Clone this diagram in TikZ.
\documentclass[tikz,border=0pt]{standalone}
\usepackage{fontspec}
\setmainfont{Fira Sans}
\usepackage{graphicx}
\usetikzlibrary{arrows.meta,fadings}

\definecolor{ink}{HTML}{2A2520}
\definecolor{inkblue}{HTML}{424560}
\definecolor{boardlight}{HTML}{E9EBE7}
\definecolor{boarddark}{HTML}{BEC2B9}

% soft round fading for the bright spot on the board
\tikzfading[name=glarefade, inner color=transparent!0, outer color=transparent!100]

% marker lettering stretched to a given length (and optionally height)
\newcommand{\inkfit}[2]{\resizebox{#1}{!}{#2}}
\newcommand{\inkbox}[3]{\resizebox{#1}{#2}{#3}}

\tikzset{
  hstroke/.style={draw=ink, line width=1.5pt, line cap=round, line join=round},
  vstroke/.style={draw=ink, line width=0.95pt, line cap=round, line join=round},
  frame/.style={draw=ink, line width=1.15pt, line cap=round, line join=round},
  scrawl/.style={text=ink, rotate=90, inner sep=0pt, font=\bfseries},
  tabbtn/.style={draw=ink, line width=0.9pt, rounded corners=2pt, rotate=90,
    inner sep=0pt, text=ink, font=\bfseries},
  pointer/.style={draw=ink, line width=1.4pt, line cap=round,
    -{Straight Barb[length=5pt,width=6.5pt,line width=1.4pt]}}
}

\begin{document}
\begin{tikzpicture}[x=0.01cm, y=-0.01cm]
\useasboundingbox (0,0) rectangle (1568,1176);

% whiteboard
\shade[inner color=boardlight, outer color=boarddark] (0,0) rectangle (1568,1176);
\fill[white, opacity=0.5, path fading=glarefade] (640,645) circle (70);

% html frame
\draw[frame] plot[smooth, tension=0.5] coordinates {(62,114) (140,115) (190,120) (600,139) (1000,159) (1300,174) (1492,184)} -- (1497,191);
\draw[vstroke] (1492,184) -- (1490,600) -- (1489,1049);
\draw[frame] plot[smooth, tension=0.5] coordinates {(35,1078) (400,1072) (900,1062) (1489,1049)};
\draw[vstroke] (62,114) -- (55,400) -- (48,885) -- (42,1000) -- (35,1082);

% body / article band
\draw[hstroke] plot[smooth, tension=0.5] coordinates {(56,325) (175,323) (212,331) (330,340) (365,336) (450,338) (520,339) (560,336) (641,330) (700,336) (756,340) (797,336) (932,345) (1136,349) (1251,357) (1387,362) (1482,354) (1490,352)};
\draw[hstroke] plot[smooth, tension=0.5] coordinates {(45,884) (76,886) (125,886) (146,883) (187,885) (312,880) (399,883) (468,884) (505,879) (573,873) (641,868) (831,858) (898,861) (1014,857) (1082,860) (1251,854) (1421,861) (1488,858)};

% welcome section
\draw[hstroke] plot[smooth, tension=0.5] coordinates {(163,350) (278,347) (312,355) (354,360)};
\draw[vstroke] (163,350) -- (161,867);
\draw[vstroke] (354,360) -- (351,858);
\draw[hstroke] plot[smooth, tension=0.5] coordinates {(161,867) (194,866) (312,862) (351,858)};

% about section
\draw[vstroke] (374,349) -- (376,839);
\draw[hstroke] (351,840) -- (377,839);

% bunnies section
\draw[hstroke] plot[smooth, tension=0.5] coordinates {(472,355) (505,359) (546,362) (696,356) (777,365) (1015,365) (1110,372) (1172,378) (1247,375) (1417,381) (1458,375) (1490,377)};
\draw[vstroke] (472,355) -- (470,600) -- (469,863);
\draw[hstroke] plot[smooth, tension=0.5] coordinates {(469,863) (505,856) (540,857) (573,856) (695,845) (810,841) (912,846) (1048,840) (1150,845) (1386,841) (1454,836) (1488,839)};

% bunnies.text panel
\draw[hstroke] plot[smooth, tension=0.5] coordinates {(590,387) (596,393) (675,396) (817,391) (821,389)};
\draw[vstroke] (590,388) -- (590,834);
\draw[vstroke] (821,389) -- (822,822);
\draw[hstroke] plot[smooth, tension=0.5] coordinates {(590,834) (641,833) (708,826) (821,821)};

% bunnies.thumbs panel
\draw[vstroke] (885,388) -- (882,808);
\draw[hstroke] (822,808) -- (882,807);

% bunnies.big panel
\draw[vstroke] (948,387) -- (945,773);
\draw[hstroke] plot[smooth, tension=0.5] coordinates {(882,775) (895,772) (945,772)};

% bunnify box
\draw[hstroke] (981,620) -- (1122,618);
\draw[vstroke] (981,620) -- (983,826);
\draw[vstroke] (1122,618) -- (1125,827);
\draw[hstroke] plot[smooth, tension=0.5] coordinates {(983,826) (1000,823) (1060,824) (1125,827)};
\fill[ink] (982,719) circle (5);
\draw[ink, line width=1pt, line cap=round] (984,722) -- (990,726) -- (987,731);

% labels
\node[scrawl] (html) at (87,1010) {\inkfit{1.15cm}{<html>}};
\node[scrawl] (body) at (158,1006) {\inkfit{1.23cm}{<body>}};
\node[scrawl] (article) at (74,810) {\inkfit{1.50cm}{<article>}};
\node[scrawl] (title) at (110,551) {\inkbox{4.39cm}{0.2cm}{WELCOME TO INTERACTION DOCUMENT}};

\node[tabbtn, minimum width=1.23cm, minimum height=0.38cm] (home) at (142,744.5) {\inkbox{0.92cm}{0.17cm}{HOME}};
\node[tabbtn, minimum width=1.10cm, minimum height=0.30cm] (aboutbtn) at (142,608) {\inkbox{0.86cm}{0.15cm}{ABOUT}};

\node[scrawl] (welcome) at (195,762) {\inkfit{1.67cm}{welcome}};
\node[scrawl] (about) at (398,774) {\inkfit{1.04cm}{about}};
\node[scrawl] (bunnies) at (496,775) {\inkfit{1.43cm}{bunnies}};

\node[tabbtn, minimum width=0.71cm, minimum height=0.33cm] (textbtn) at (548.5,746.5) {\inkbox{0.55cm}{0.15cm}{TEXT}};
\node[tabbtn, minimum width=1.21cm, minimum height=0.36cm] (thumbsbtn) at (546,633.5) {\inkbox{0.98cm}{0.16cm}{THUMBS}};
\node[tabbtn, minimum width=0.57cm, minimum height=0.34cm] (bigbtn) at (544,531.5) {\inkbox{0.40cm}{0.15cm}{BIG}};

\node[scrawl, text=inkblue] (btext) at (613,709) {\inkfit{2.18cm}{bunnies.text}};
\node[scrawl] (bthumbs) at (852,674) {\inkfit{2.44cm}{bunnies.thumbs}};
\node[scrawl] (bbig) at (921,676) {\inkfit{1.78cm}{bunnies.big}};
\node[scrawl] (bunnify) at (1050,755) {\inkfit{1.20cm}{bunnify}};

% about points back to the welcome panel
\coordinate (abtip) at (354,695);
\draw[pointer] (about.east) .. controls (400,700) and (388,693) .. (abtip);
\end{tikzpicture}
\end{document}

## [Task]
Make an exact copy of the listing, including every line.

## [Result for this task]
Clone this diagram in TikZ.
\documentclass[tikz,border=0pt]{standalone}
\usepackage{fontspec}
\setmainfont{Fira Sans}
\usepackage{graphicx}
\usetikzlibrary{arrows.meta,fadings}

\definecolor{ink}{HTML}{2A2520}
\definecolor{inkblue}{HTML}{424560}
\definecolor{boardlight}{HTML}{E9EBE7}
\definecolor{boarddark}{HTML}{BEC2B9}

% soft round fading for the bright spot on the board
\tikzfading[name=glarefade, inner color=transparent!0, outer color=transparent!100]

% marker lettering stretched to a given length (and optionally height)
\newcommand{\inkfit}[2]{\resizebox{#1}{!}{#2}}
\newcommand{\inkbox}[3]{\resizebox{#1}{#2}{#3}}

\tikzset{
  hstroke/.style={draw=ink, line width=1.5pt, line cap=round, line join=round},
  vstroke/.style={draw=ink, line width=0.95pt, line cap=round, line join=round},
  frame/.style={draw=ink, line width=1.15pt, line cap=round, line join=round},
  scrawl/.style={text=ink, rotate=90, inner sep=0pt, font=\bfseries},
  tabbtn/.style={draw=ink, line width=0.9pt, rounded corners=2pt, rotate=90,
    inner sep=0pt, text=ink, font=\bfseries},
  pointer/.style={draw=ink, line width=1.4pt, line cap=round,
    -{Straight Barb[length=5pt,width=6.5pt,line width=1.4pt]}}
}

\begin{document}
\begin{tikzpicture}[x=0.01cm, y=-0.01cm]
\useasboundingbox (0,0) rectangle (1568,1176);

% whiteboard
\shade[inner color=boardlight, outer color=boarddark] (0,0) rectangle (1568,1176);
\fill[white, opacity=0.5, path fading=glarefade] (640,645) circle (70);

% html frame
\draw[frame] plot[smooth, tension=0.5] coordinates {(62,114) (140,115) (190,120) (600,139) (1000,159) (1300,174) (1492,184)} -- (1497,191);
\draw[vstroke] (1492,184) -- (1490,600) -- (1489,1049);
\draw[frame] plot[smooth, tension=0.5] coordinates {(35,1078) (400,1072) (900,1062) (1489,1049)};
\draw[vstroke] (62,114) -- (55,400) -- (48,885) -- (42,1000) -- (35,1082);

% body / article band
\draw[hstroke] plot[smooth, tension=0.5] coordinates {(56,325) (175,323) (212,331) (330,340) (365,336) (450,338) (520,339) (560,336) (641,330) (700,336) (756,340) (797,336) (932,345) (1136,349) (1251,357) (1387,362) (1482,354) (1490,352)};
\draw[hstroke] plot[smooth, tension=0.5] coordinates {(45,884) (76,886) (125,886) (146,883) (187,885) (312,880) (399,883) (468,884) (505,879) (573,873) (641,868) (831,858) (898,861) (1014,857) (1082,860) (1251,854) (1421,861) (1488,858)};

% welcome section
\draw[hstroke] plot[smooth, tension=0.5] coordinates {(163,350) (278,347) (312,355) (354,360)};
\draw[vstroke] (163,350) -- (161,867);
\draw[vstroke] (354,360) -- (351,858);
\draw[hstroke] plot[smooth, tension=0.5] coordinates {(161,867) (194,866) (312,862) (351,858)};

% about section
\draw[vstroke] (374,349) -- (376,839);
\draw[hstroke] (351,840) -- (377,839);

% bunnies section
\draw[hstroke] plot[smooth, tension=0.5] coordinates {(472,355) (505,359) (546,362) (696,356) (777,365) (1015,365) (1110,372) (1172,378) (1247,375) (1417,381) (1458,375) (1490,377)};
\draw[vstroke] (472,355) -- (470,600) -- (469,863);
\draw[hstroke] plot[smooth, tension=0.5] coordinates {(469,863) (505,856) (540,857) (573,856) (695,845) (810,841) (912,846) (1048,840) (1150,845) (1386,841) (1454,836) (1488,839)};

% bunnies.text panel
\draw[hstroke] plot[smooth, tension=0.5] coordinates {(590,387) (596,393) (675,396) (817,391) (821,389)};
\draw[vstroke] (590,388) -- (590,834);
\draw[vstroke] (821,389) -- (822,822);
\draw[hstroke] plot[smooth, tension=0.5] coordinates {(590,834) (641,833) (708,826) (821,821)};

% bunnies.thumbs panel
\draw[vstroke] (885,388) -- (882,808);
\draw[hstroke] (822,808) -- (882,807);

% bunnies.big panel
\draw[vstroke] (948,387) -- (945,773);
\draw[hstroke] plot[smooth, tension=0.5] coordinates {(882,775) (895,772) (945,772)};

% bunnify box
\draw[hstroke] (981,620) -- (1122,618);
\draw[vstroke] (981,620) -- (983,826);
\draw[vstroke] (1122,618) -- (1125,827);
\draw[hstroke] plot[smooth, tension=0.5] coordinates {(983,826) (1000,823) (1060,824) (1125,827)};
\fill[ink] (982,719) circle (5);
\draw[ink, line width=1pt, line cap=round] (984,722) -- (990,726) -- (987,731);

% labels
\node[scrawl] (html) at (87,1010) {\inkfit{1.15cm}{<html>}};
\node[scrawl] (body) at (158,1006) {\inkfit{1.23cm}{<body>}};
\node[scrawl] (article) at (74,810) {\inkfit{1.50cm}{<article>}};
\node[scrawl] (title) at (110,551) {\inkbox{4.39cm}{0.2cm}{WELCOME TO INTERACTION DOCUMENT}};

\node[tabbtn, minimum width=1.23cm, minimum height=0.38cm] (home) at (142,744.5) {\inkbox{0.92cm}{0.17cm}{HOME}};
\node[tabbtn, minimum width=1.10cm, minimum height=0.30cm] (aboutbtn) at (142,608) {\inkbox{0.86cm}{0.15cm}{ABOUT}};

\node[scrawl] (welcome) at (195,762) {\inkfit{1.67cm}{welcome}};
\node[scrawl] (about) at (398,774) {\inkfit{1.04cm}{about}};
\node[scrawl] (bunnies) at (496,775) {\inkfit{1.43cm}{bunnies}};

\node[tabbtn, minimum width=0.71cm, minimum height=0.33cm] (textbtn) at (548.5,746.5) {\inkbox{0.55cm}{0.15cm}{TEXT}};
\node[tabbtn, minimum width=1.21cm, minimum height=0.36cm] (thumbsbtn) at (546,633.5) {\inkbox{0.98cm}{0.16cm}{THUMBS}};
\node[tabbtn, minimum width=0.57cm, minimum height=0.34cm] (bigbtn) at (544,531.5) {\inkbox{0.40cm}{0.15cm}{BIG}};

\node[scrawl, text=inkblue] (btext) at (613,709) {\inkfit{2.18cm}{bunnies.text}};
\node[scrawl] (bthumbs) at (852,674) {\inkfit{2.44cm}{bunnies.thumbs}};
\node[scrawl] (bbig) at (921,676) {\inkfit{1.78cm}{bunnies.big}};
\node[scrawl] (bunnify) at (1050,755) {\inkfit{1.20cm}{bunnify}};

% about points back to the welcome panel
\coordinate (abtip) at (354,695);
\draw[pointer] (about.east) .. controls (400,700) and (388,693) .. (abtip);
\end{tikzpicture}
\end{document}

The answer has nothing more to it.